— START OF Information supplied —
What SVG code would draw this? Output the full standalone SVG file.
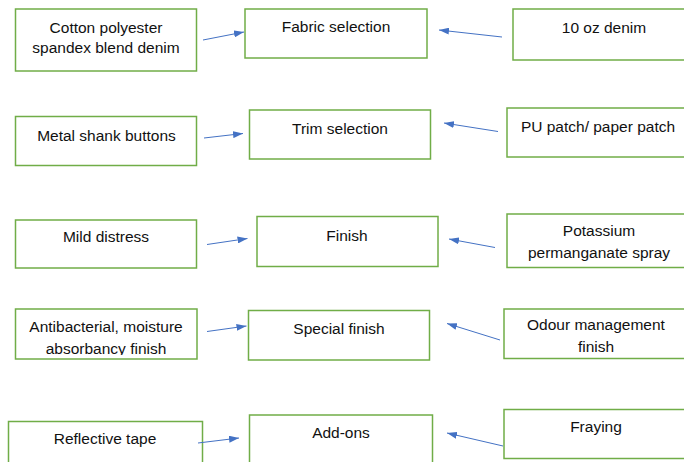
<svg xmlns="http://www.w3.org/2000/svg" width="684" height="462" viewBox="0 0 684 462">
<style>
.box{fill:#fff;stroke:#70AD47;stroke-width:1.5}
.t{font-family:"Liberation Sans",Arial,sans-serif;font-size:15.5px;fill:#111;text-anchor:middle}
.c{stroke:#4472C4;stroke-width:1;fill:none;marker-end:url(#ah)}
</style>
<defs>
<marker id="ah" viewBox="0 0 10 7" markerWidth="10" markerHeight="7" refX="10" refY="3.5" orient="auto" markerUnits="userSpaceOnUse">
<path d="M0,0 L10,3.5 L0,7 Z" fill="#4472C4"/>
</marker>
<clipPath id="clipAnti"><rect x="0" y="300" width="240" height="55"/></clipPath>
</defs>
<rect width="684" height="462" fill="#fff"/>

<g id="n-cotton"><rect class="box" x="15.5" y="9" width="181" height="62"/><text class="t" x="106" y="33">Cotton polyester</text><text class="t" x="106" y="53">spandex blend denim</text></g>
<g id="n-fabric"><rect class="box" x="245" y="9" width="182" height="49"/><text class="t" x="336" y="32">Fabric selection</text></g>
<g id="n-10oz"><rect class="box" x="513" y="9" width="190" height="51"/><text class="t" x="604" y="33">10 oz denim</text></g>

<g id="n-metal"><rect class="box" x="15.5" y="116.5" width="181" height="49"/><text class="t" x="106.5" y="141">Metal shank buttons</text></g>
<g id="n-trim"><rect class="box" x="249.5" y="110" width="181" height="49"/><text class="t" x="340" y="134">Trim selection</text></g>
<g id="n-pu"><rect class="box" x="507" y="108" width="190" height="49"/><text class="t" x="598" y="132">PU patch/ paper patch</text></g>

<g id="n-mild"><rect class="box" x="15.5" y="220" width="181" height="48"/><text class="t" x="106" y="242">Mild distress</text></g>
<g id="n-finish"><rect class="box" x="257" y="216.5" width="181" height="50"/><text class="t" x="347" y="241">Finish</text></g>
<g id="n-potassium"><rect class="box" x="507" y="214" width="190" height="53.5"/><text class="t" x="599" y="236">Potassium</text><text class="t" x="599" y="258">permanganate spray</text></g>

<g id="n-anti"><rect class="box" x="15.5" y="309" width="181.5" height="50"/><g clip-path="url(#clipAnti)"><text class="t" x="106" y="332">Antibacterial, moisture</text><text class="t" x="106" y="354">absorbancy finish</text></g></g>
<g id="n-special"><rect class="box" x="248.5" y="310.5" width="181" height="49.5"/><text class="t" x="339" y="334">Special finish</text></g>
<g id="n-odour"><rect class="box" x="504" y="309" width="190" height="49.5"/><text class="t" x="596" y="330">Odour management</text><text class="t" x="596" y="352">finish</text></g>

<g id="n-reflective"><rect class="box" x="8.5" y="421.5" width="194" height="50"/><text class="t" x="105" y="443.5">Reflective tape</text></g>
<g id="n-addons"><rect class="box" x="249.5" y="415" width="183" height="55"/><text class="t" x="341" y="438">Add-ons</text></g>
<g id="n-fraying"><rect class="box" x="504" y="409.5" width="190" height="49"/><text class="t" x="596" y="432">Fraying</text></g>

<g id="connectors">
<line class="c" x1="203" y1="40" x2="244" y2="32"/>
<line class="c" x1="502" y1="37" x2="439" y2="30"/>
<line class="c" x1="204" y1="138" x2="243" y2="133.5"/>
<line class="c" x1="498" y1="131.5" x2="444" y2="123"/>
<line class="c" x1="207" y1="244.5" x2="247.5" y2="238.5"/>
<line class="c" x1="495" y1="247.5" x2="449" y2="239"/>
<line class="c" x1="207" y1="331.5" x2="246.5" y2="326"/>
<line class="c" x1="500" y1="340" x2="447" y2="323.5"/>
<line class="c" x1="198" y1="443" x2="239" y2="438"/>
<line class="c" x1="503" y1="446" x2="447" y2="433"/>
</g>
</svg>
— END OF Information supplied —
• [What you will do]
Without the pictures, copy the material exactly as given.

• [Exercise answer]
What SVG code would draw this? Output the full standalone SVG file.
<svg xmlns="http://www.w3.org/2000/svg" width="684" height="462" viewBox="0 0 684 462">
<style>
.box{fill:#fff;stroke:#70AD47;stroke-width:1.5}
.t{font-family:"Liberation Sans",Arial,sans-serif;font-size:15.5px;fill:#111;text-anchor:middle}
.c{stroke:#4472C4;stroke-width:1;fill:none;marker-end:url(#ah)}
</style>
<defs>
<marker id="ah" viewBox="0 0 10 7" markerWidth="10" markerHeight="7" refX="10" refY="3.5" orient="auto" markerUnits="userSpaceOnUse">
<path d="M0,0 L10,3.5 L0,7 Z" fill="#4472C4"/>
</marker>
<clipPath id="clipAnti"><rect x="0" y="300" width="240" height="55"/></clipPath>
</defs>
<rect width="684" height="462" fill="#fff"/>

<g id="n-cotton"><rect class="box" x="15.5" y="9" width="181" height="62"/><text class="t" x="106" y="33">Cotton polyester</text><text class="t" x="106" y="53">spandex blend denim</text></g>
<g id="n-fabric"><rect class="box" x="245" y="9" width="182" height="49"/><text class="t" x="336" y="32">Fabric selection</text></g>
<g id="n-10oz"><rect class="box" x="513" y="9" width="190" height="51"/><text class="t" x="604" y="33">10 oz denim</text></g>

<g id="n-metal"><rect class="box" x="15.5" y="116.5" width="181" height="49"/><text class="t" x="106.5" y="141">Metal shank buttons</text></g>
<g id="n-trim"><rect class="box" x="249.5" y="110" width="181" height="49"/><text class="t" x="340" y="134">Trim selection</text></g>
<g id="n-pu"><rect class="box" x="507" y="108" width="190" height="49"/><text class="t" x="598" y="132">PU patch/ paper patch</text></g>

<g id="n-mild"><rect class="box" x="15.5" y="220" width="181" height="48"/><text class="t" x="106" y="242">Mild distress</text></g>
<g id="n-finish"><rect class="box" x="257" y="216.5" width="181" height="50"/><text class="t" x="347" y="241">Finish</text></g>
<g id="n-potassium"><rect class="box" x="507" y="214" width="190" height="53.5"/><text class="t" x="599" y="236">Potassium</text><text class="t" x="599" y="258">permanganate spray</text></g>

<g id="n-anti"><rect class="box" x="15.5" y="309" width="181.5" height="50"/><g clip-path="url(#clipAnti)"><text class="t" x="106" y="332">Antibacterial, moisture</text><text class="t" x="106" y="354">absorbancy finish</text></g></g>
<g id="n-special"><rect class="box" x="248.5" y="310.5" width="181" height="49.5"/><text class="t" x="339" y="334">Special finish</text></g>
<g id="n-odour"><rect class="box" x="504" y="309" width="190" height="49.5"/><text class="t" x="596" y="330">Odour management</text><text class="t" x="596" y="352">finish</text></g>

<g id="n-reflective"><rect class="box" x="8.5" y="421.5" width="194" height="50"/><text class="t" x="105" y="443.5">Reflective tape</text></g>
<g id="n-addons"><rect class="box" x="249.5" y="415" width="183" height="55"/><text class="t" x="341" y="438">Add-ons</text></g>
<g id="n-fraying"><rect class="box" x="504" y="409.5" width="190" height="49"/><text class="t" x="596" y="432">Fraying</text></g>

<g id="connectors">
<line class="c" x1="203" y1="40" x2="244" y2="32"/>
<line class="c" x1="502" y1="37" x2="439" y2="30"/>
<line class="c" x1="204" y1="138" x2="243" y2="133.5"/>
<line class="c" x1="498" y1="131.5" x2="444" y2="123"/>
<line class="c" x1="207" y1="244.5" x2="247.5" y2="238.5"/>
<line class="c" x1="495" y1="247.5" x2="449" y2="239"/>
<line class="c" x1="207" y1="331.5" x2="246.5" y2="326"/>
<line class="c" x1="500" y1="340" x2="447" y2="323.5"/>
<line class="c" x1="198" y1="443" x2="239" y2="438"/>
<line class="c" x1="503" y1="446" x2="447" y2="433"/>
</g>
</svg>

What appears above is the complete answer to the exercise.